[Requirements] Reproduce exactly only the lines from the line that holds "What Plotly.js code" to the line that holds "const last = tickLabels.length - 1;", inclusive, in the listing below, and please leave out every picture.

[Provided data]

========

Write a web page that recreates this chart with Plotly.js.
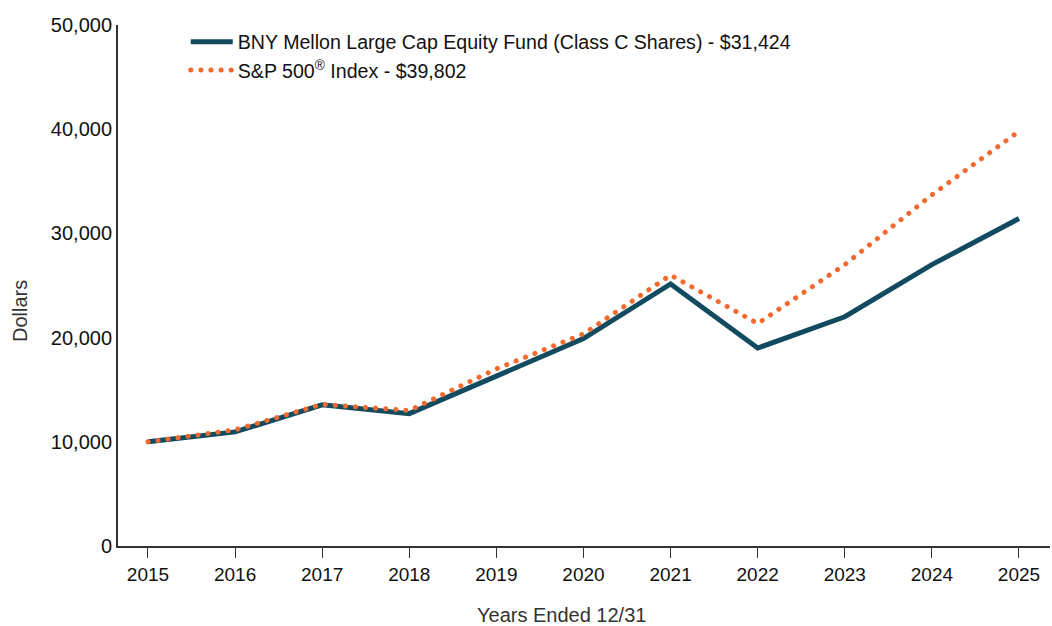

========

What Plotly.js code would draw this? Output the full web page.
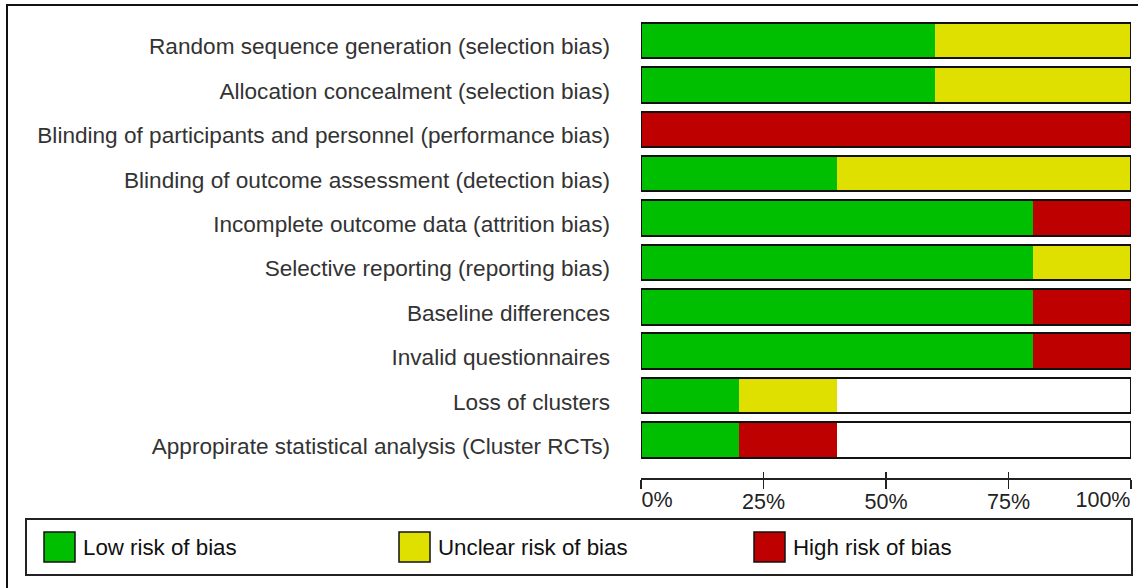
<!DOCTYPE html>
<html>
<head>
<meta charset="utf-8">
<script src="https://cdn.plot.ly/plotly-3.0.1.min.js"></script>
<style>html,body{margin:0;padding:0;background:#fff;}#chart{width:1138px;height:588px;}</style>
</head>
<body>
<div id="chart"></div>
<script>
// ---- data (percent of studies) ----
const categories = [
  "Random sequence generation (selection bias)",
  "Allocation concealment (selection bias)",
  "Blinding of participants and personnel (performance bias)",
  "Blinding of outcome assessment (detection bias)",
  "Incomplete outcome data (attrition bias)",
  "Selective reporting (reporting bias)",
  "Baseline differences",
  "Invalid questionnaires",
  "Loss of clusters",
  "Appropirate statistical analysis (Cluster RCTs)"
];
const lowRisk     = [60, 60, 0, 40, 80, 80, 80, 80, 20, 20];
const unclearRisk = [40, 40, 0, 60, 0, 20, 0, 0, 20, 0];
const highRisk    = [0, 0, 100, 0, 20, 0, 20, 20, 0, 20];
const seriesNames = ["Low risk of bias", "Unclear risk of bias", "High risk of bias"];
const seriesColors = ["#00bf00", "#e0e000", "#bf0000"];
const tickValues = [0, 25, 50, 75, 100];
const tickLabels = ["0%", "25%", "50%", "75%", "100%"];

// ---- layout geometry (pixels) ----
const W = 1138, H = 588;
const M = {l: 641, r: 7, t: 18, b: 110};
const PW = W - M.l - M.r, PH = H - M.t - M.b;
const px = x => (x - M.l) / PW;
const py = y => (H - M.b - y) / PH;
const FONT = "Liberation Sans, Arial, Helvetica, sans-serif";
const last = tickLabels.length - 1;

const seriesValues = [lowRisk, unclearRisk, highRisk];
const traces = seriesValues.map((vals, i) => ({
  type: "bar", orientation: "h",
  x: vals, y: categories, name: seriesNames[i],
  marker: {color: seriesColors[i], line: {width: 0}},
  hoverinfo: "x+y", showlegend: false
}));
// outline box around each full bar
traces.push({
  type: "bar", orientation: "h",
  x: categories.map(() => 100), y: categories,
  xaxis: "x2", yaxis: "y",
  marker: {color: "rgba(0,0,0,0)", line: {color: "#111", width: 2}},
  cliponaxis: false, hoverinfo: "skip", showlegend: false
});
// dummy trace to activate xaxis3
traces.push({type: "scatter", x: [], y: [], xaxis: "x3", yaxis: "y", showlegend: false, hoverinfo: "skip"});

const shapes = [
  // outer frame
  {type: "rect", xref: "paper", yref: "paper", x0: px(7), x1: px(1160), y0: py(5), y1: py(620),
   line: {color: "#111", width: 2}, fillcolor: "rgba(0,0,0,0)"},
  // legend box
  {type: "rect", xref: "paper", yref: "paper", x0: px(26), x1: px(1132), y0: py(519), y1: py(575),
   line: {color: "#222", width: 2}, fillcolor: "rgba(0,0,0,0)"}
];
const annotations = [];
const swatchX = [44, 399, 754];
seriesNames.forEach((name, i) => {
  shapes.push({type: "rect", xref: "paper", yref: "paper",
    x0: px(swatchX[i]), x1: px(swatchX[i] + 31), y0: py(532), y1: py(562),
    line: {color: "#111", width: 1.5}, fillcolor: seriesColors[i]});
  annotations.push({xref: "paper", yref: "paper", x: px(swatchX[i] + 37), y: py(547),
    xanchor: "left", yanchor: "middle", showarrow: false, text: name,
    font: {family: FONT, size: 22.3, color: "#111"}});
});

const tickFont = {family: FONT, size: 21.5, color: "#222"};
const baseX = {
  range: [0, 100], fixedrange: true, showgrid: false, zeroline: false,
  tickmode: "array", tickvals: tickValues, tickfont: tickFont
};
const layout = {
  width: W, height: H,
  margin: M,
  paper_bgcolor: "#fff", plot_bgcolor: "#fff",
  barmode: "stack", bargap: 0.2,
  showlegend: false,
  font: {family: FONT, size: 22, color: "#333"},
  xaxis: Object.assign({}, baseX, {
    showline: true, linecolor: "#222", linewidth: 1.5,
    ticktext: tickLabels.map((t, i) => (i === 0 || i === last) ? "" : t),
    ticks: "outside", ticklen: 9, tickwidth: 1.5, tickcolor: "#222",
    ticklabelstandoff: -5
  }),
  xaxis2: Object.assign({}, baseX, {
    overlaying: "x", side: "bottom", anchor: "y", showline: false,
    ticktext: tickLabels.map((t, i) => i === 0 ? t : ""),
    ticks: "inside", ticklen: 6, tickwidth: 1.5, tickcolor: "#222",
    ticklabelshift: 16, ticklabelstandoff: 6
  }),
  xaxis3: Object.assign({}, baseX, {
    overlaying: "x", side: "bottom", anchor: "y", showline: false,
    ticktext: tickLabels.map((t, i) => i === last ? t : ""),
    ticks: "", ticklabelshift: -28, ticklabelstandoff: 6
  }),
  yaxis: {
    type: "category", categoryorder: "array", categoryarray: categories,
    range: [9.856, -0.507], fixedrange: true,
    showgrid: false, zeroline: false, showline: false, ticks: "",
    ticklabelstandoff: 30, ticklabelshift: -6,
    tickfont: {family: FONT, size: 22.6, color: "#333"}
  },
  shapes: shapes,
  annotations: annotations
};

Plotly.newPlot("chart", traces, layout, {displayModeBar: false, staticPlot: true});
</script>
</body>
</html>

========

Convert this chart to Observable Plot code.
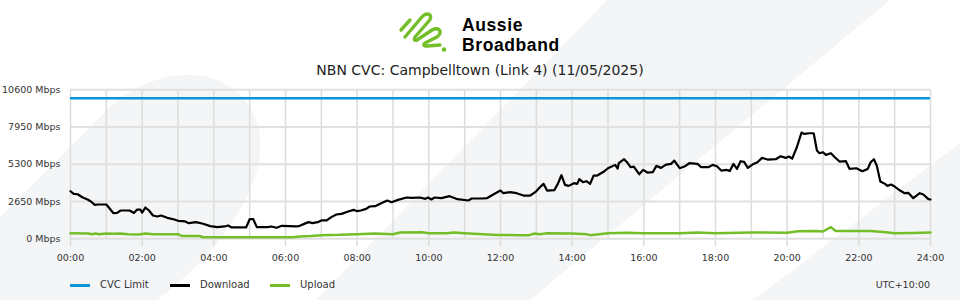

========

[Task solution]
What Plotly.js code would draw this? Output the full web page.
<!DOCTYPE html>
<html>
<head>
<meta charset="utf-8">
<script src="https://cdn.plot.ly/plotly-3.0.1.min.js"></script>
<style>html,body{margin:0;padding:0;background:#fff;}#chart{width:1138px;height:588px;}</style>
</head>
<body>
<div id="chart"></div>
<script>
// ---- data (percent of studies) ----
const categories = [
  "Random sequence generation (selection bias)",
  "Allocation concealment (selection bias)",
  "Blinding of participants and personnel (performance bias)",
  "Blinding of outcome assessment (detection bias)",
  "Incomplete outcome data (attrition bias)",
  "Selective reporting (reporting bias)",
  "Baseline differences",
  "Invalid questionnaires",
  "Loss of clusters",
  "Appropirate statistical analysis (Cluster RCTs)"
];
const lowRisk     = [60, 60, 0, 40, 80, 80, 80, 80, 20, 20];
const unclearRisk = [40, 40, 0, 60, 0, 20, 0, 0, 20, 0];
const highRisk    = [0, 0, 100, 0, 20, 0, 20, 20, 0, 20];
const seriesNames = ["Low risk of bias", "Unclear risk of bias", "High risk of bias"];
const seriesColors = ["#00bf00", "#e0e000", "#bf0000"];
const tickValues = [0, 25, 50, 75, 100];
const tickLabels = ["0%", "25%", "50%", "75%", "100%"];

// ---- layout geometry (pixels) ----
const W = 1138, H = 588;
const M = {l: 641, r: 7, t: 18, b: 110};
const PW = W - M.l - M.r, PH = H - M.t - M.b;
const px = x => (x - M.l) / PW;
const py = y => (H - M.b - y) / PH;
const FONT = "Liberation Sans, Arial, Helvetica, sans-serif";
const last = tickLabels.length - 1;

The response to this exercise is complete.